It's been a week and a day since my D&C.
It's been a week and two days since we found out that Jesus had taken our baby.
I don't really know how to start about where I am right now. About how I feel. I guess that's because it's just really all over the place. For the most part, I'm doing okay. I meant everything I said in my last post about our miscarriage. Isn't that such an ugly word? Miscarriage. I don't like it one bit. I've been spending a lot of time with God. I don't even know if you would call it "talking" to God. More like just resting in His presence. I'm just very aware of Him right now. It just feel like He's holding me, and I'm not really doing anything but resting in that. Honestly, I don't know if I can do much more than that right now.
Most of the time, I'm okay. Most of the time I don't feel this overwhelming sense of grief. Most of the time I feel like life is moving on. But then BAM! Out of nowhere it will hit me. That grief will come in like a wave and I'll be flooded with a sense of loss. I know soooo many people who are pregnant right now. One of the hardest things for me is seeing them move on in their pregnancy, while mine has come to a stop. When you know 215476 people who are pregnant, it just seems to be all around you.
For the whole time I was pregnant (which I *know* was longer than then 6 weeks my doctor will tell you - it was more like 10), I had an overwhelming sense that this baby would be a boy. Matt and I talked about it several times during the pregnancy. Isn't that horrible, too? "The pregnancy". I talked to Matt, and I decided that I'm going to think of this baby as a boy. I don't want this baby to forever be an "it". Or "the baby". This baby isn't an "it" to Jesus, so why does it have to be to me? So I choose to think of the baby as a boy. No name. Just a boy. My son.
I cried about him last night. It's hard to write all of this out right now and not grieve as I do it. But mostly, I've had a good week just resting in the presence of my heavenly Father.
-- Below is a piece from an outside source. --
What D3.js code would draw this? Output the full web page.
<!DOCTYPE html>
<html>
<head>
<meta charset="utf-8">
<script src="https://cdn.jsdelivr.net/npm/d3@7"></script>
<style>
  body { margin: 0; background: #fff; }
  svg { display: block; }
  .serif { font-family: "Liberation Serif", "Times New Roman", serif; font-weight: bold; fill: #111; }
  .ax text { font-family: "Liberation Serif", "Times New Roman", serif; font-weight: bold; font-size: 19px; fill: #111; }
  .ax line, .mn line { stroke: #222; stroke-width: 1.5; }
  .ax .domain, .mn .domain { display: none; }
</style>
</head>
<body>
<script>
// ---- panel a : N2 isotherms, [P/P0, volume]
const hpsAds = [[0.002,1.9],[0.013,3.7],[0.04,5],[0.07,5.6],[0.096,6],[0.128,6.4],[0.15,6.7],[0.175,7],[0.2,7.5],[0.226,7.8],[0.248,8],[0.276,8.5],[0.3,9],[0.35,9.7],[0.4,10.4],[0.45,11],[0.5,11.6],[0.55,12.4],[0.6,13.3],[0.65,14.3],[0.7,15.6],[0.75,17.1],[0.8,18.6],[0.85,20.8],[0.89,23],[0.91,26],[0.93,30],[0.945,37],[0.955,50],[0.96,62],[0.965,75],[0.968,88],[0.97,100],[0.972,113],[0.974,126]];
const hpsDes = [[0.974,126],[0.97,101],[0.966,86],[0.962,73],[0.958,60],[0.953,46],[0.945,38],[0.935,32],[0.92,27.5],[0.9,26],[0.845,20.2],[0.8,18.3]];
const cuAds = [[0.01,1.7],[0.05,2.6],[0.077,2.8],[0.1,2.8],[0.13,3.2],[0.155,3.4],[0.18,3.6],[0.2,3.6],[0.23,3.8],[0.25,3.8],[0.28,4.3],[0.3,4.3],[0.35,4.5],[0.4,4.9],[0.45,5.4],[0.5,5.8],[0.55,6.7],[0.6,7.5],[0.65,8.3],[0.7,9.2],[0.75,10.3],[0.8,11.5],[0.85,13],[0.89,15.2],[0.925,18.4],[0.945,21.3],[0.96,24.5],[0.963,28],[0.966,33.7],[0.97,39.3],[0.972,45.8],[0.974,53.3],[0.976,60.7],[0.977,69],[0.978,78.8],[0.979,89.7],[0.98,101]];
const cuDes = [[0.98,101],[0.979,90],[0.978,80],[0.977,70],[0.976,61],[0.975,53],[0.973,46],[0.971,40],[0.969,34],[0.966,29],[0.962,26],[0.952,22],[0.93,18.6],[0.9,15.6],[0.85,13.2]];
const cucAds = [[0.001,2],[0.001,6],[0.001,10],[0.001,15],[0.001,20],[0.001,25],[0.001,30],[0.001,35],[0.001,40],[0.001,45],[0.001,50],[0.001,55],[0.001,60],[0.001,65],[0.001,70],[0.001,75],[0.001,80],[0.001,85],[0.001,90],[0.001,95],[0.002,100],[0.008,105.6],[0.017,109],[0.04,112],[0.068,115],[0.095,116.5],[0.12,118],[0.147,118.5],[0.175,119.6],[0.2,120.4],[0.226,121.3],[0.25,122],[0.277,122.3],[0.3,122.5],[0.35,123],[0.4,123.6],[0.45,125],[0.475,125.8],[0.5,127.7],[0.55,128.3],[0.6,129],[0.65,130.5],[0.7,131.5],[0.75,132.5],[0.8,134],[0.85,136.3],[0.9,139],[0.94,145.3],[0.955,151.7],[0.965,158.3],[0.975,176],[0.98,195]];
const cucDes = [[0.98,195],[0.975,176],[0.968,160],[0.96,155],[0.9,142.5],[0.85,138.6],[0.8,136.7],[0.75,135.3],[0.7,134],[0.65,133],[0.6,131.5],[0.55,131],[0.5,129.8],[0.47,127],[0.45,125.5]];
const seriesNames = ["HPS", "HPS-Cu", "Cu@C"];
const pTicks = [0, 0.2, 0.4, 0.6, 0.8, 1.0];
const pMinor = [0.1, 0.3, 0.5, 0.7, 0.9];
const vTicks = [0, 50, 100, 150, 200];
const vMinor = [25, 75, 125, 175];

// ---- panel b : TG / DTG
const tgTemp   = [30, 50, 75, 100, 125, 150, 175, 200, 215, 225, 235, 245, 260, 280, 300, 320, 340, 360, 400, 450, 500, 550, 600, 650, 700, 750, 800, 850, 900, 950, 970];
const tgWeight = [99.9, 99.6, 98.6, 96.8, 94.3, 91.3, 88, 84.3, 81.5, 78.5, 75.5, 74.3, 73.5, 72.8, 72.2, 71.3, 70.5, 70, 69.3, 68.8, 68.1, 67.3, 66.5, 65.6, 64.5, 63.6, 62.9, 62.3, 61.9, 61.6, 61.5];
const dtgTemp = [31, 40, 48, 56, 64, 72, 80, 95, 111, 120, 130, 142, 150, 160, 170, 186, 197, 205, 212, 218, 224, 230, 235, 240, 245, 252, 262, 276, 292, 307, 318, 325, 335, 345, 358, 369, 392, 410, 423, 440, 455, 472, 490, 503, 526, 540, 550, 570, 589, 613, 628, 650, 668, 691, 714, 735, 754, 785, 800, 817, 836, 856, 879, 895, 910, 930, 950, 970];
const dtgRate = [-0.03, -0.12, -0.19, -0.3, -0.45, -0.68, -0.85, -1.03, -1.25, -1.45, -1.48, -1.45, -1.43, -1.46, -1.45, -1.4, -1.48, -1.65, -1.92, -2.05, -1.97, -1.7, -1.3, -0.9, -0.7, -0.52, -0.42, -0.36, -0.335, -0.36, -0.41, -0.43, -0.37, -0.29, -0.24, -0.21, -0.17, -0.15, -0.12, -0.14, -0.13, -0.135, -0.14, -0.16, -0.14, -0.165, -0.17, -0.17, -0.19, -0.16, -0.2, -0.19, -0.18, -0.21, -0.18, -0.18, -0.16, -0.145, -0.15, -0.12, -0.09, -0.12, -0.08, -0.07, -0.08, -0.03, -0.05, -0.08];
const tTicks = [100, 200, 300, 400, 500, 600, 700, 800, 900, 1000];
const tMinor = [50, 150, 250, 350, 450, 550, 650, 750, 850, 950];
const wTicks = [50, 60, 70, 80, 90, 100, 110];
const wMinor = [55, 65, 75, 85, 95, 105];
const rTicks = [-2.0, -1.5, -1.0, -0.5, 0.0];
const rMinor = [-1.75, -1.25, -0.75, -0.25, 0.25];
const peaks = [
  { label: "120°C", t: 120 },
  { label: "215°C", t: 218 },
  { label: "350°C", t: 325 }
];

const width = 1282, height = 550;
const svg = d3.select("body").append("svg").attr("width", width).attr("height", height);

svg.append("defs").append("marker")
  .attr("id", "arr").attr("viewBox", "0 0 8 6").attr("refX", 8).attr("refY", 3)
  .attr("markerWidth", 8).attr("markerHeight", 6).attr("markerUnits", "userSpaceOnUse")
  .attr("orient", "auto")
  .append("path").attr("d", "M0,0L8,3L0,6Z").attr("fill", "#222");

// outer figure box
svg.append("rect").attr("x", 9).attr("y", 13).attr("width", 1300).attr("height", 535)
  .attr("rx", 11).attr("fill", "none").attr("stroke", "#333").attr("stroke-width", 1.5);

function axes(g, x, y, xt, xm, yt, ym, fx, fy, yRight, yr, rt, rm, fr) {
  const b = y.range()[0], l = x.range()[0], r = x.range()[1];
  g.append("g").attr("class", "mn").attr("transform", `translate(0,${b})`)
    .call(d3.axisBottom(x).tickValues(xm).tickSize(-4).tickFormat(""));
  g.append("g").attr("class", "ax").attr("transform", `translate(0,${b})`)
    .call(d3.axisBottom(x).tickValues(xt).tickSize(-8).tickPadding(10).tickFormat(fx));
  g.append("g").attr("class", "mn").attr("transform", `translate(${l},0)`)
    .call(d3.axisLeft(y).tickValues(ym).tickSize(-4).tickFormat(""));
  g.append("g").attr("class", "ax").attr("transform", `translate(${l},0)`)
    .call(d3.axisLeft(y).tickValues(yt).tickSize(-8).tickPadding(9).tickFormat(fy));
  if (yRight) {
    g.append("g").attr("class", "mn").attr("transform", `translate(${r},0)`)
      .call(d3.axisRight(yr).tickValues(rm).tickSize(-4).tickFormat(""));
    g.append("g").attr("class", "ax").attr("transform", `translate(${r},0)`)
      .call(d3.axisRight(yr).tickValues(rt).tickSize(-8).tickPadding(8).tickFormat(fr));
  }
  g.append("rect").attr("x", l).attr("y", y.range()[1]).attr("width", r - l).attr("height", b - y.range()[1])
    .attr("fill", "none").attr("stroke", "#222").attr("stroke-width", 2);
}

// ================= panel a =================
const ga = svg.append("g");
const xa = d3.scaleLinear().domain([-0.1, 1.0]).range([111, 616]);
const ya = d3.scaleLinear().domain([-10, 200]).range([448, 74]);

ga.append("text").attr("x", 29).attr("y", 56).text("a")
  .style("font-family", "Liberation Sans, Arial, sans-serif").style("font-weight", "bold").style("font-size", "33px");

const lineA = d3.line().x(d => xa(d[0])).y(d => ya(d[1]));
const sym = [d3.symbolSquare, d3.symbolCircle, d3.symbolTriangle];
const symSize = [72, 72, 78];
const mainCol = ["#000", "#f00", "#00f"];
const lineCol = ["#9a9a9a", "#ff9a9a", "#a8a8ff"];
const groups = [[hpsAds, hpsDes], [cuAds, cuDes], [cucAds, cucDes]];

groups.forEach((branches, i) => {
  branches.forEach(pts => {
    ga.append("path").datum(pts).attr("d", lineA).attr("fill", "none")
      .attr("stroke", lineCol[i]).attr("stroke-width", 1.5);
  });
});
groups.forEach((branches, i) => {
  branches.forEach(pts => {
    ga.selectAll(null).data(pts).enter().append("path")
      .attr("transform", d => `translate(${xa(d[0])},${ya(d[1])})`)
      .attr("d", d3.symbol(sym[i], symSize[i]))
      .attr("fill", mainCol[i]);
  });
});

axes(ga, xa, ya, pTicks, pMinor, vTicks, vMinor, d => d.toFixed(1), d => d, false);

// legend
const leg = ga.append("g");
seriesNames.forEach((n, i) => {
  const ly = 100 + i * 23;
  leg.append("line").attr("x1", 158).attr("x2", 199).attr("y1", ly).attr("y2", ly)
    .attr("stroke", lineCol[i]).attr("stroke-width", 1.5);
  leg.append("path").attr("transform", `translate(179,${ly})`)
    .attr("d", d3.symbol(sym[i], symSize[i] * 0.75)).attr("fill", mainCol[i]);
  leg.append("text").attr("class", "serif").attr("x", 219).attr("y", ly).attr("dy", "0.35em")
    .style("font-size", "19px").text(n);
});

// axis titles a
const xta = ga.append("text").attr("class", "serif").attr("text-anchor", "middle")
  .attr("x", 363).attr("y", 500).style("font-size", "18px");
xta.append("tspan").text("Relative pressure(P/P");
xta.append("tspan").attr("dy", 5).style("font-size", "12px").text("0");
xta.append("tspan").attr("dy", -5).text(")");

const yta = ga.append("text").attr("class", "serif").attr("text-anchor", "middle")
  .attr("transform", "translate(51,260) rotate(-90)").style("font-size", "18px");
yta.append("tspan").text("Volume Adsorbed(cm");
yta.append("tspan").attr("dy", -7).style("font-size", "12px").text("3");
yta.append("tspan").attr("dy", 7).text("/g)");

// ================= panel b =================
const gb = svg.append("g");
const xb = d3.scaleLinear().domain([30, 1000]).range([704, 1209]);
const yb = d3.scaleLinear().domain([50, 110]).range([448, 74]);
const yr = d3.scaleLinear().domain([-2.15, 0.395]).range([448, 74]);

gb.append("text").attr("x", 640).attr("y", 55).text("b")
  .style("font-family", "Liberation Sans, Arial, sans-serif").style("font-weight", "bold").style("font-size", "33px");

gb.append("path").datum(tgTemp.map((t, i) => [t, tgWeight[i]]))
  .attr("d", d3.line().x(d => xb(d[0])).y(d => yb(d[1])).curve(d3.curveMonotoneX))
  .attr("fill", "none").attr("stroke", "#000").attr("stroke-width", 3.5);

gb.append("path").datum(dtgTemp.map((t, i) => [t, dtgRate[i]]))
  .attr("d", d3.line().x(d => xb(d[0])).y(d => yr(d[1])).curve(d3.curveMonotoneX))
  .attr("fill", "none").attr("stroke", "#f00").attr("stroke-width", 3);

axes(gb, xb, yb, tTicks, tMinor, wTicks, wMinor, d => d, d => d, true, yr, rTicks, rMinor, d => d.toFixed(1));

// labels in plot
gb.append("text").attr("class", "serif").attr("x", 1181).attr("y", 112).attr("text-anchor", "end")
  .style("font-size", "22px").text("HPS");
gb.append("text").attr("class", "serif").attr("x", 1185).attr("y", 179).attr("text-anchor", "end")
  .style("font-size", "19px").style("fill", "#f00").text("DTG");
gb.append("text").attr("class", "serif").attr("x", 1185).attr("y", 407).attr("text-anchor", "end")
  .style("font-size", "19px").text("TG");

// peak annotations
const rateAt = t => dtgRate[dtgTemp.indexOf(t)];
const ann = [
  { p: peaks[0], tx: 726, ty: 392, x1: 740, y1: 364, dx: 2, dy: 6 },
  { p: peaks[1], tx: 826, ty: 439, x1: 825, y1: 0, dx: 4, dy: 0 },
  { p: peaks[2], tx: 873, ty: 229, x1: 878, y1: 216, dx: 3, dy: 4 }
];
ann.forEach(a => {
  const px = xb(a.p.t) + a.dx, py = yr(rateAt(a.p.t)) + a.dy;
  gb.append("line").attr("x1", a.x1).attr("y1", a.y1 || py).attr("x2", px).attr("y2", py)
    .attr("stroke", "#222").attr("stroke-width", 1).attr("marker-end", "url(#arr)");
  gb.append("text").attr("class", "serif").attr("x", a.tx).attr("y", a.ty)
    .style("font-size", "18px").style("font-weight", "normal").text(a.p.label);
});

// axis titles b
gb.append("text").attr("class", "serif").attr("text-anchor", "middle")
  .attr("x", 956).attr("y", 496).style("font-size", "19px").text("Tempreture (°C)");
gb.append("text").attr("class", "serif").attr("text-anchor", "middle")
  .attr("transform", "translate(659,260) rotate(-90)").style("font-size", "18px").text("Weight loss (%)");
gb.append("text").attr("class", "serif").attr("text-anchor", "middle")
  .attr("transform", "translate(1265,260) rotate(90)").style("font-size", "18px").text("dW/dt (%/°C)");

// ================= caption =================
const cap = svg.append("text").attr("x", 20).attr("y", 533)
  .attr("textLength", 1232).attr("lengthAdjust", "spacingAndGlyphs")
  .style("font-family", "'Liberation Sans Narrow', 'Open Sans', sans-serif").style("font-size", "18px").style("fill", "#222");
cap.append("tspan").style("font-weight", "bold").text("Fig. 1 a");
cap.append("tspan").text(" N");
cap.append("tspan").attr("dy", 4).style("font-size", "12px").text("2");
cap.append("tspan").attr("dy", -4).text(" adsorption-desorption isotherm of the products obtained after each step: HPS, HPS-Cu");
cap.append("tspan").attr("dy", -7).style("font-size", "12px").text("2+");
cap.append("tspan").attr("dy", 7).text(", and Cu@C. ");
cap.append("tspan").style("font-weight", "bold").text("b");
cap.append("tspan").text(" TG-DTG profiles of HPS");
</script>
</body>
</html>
He has been so good to me. I have a beautiful, precious daughter here on Earth with me, and she makes every day worth it. I know that God has a plan for us. And I believe that part of that plan is to have another baby. I'm trusting in that. And that baby will be perfect and whole.
But until then, life goes on. I have the most amazing husband in the world. I have a beautiful, smart, spunky daughter. I have an awesome family. And life goes on.
So many people have commented that I'm "handling this well", or "staying so strong". Not really. I don't think I'm handling this well at all. I don't think I'm strong at all. I think they're seeing Jesus carry me. I don't know how else to explain it. Because there have been plenty of dark moments in this process. Plenty of times that I felt so overwhelmed with grief. Jesus is the only thing that can shine through that.
I'll make it through this. Matt and Lorelai will, too. And we'll be stronger because of it. And we'll love Jesus more because of it, too. It just takes some time getting there.